Ne touchez pas la Hache
Jacques Rivette
C’est un bonheur de découvrir une nouvelle œuvre. Ne touchez pas la hache en est une. Son réalisateur, Jacques Rivette, en a écrit le scénario avec Pascal Bonitzer et Christine Laurent d’après la nouvelle de Balzac : La duchesse de Langeais. Critique de Louis Corpechot.
Ils ont choisis, dès le commencement de leur travail, de rester fidèle et à la lettre, et à l’esprit du texte original. Ils ont donc conservé le contexte historique de la Restauration, admirablement reconstitué, ainsi que la complexité des personnages, dont l’interprétation a été confiée à Jeanne Balibar et Guillaume Depardieu.

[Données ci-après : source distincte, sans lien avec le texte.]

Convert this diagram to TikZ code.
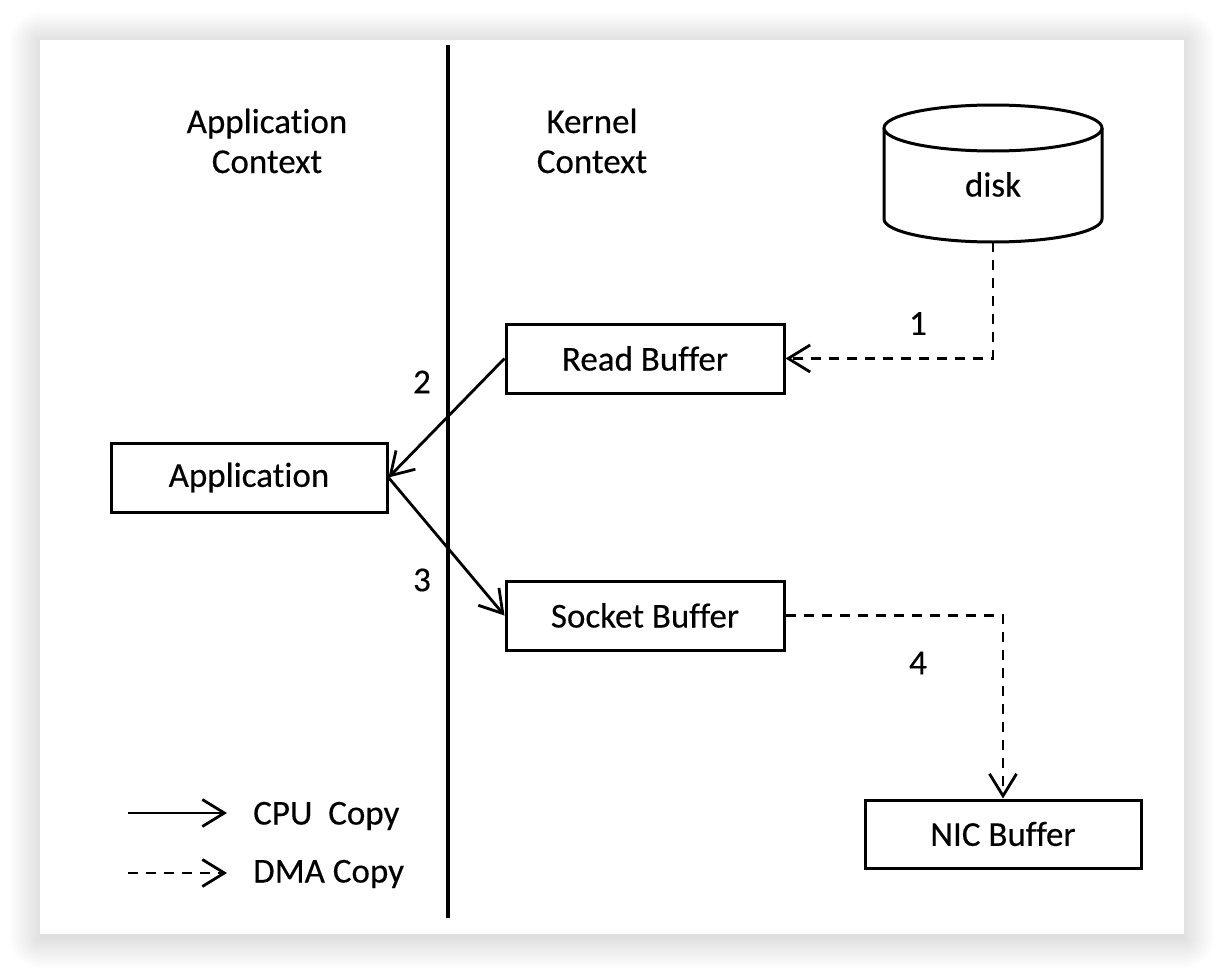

Nous n’avons pas lu la nouvelle de Balzac, mais en attendant d’avoir le temps de la lire en entier, nous l’avons parcouru, pour retrouver, en confrontant les deux œuvres, le processus de création des deux auteurs. L’un des choix les plus évidents du réalisateur, pour restituer le temps de la narration balzacienne, est l’emploi de cartons. Ceux-ci comportent des indications temporelles telles que « une heure plus tard » ou bien des connecteurs logiques qui lient les scènes entre elles. L’émerveillement causé par ce procédé vient de ce que le film montre qu’il est capable de se nourrir du texte lui-même, de le transformer en une véritable image.
Cette capacité est montrée pleinement par un carton qui contient la citation suivante : « Elle pleura quand elle atteignit le boulevard d’Enfer. Là, pour la dernière fois, elle regarda Paris fumeux, bruyant, couvert de la rouge atmosphère produite par ses lumières. »
Rivette arrive ainsi à filmer Balzac comme on filme un arbre : il le donne à contempler.
Un autre aspect extraordinaire de ce film est la peinture des sentiments. C’est toujours un agréable surprise de voir à l’écran des personnages qui contiennent en eux ce qui existe réellement en l’homme d’élevé et de bas. Le film, comme certainement le livre, est un précis de morale, qu’il faut cependant prendre la peine d’étudier « en profondeur ». Et cette peinture de la relation entre l’homme et la femme est si détaillée qu’il faudra certainement la voir plusieurs fois pour comprendre toutes les subtilités qui lient l’égoïsme et le désir de domination, ou le don de soi et l’amour de l’absolu.
Au lieu d’élaguation, Rivette dit avoir procédé à un travail de « compression » du texte. Mais ce genre d’opération aurait engendré une impression de surcharge, que le film ne donne pas.
La plus grande part de la connaissance de l’humanité que contient le film vient du livre. La question est alors de savoir ce qui est absolument nouveau dans l’œuvre de Rivette. Il nous semble que l’adaptation a en fait procédé à une « intériorisation ». Là où Balzac décrivait objectivement les sentiments et les motivations de ses personnages, Rivette nous les laisse deviner, nous les suggère par la mise en scène : il révèle le vertige de la peur en dévoilant la profondeur de champ par un mouvement de caméra chorégraphique, il dit la force par le martèlement de la jambe raide du marquis infirme.
De ce point de vue, le plus grand mérite revient aux comédiens, qui par une attitude, un geste, un mouvement infime du visage, nous font parvenir jusqu’au secret de leur cœur, tel ce guide mystérieux qui guida le marquis jusqu’au centre de l’Afrique.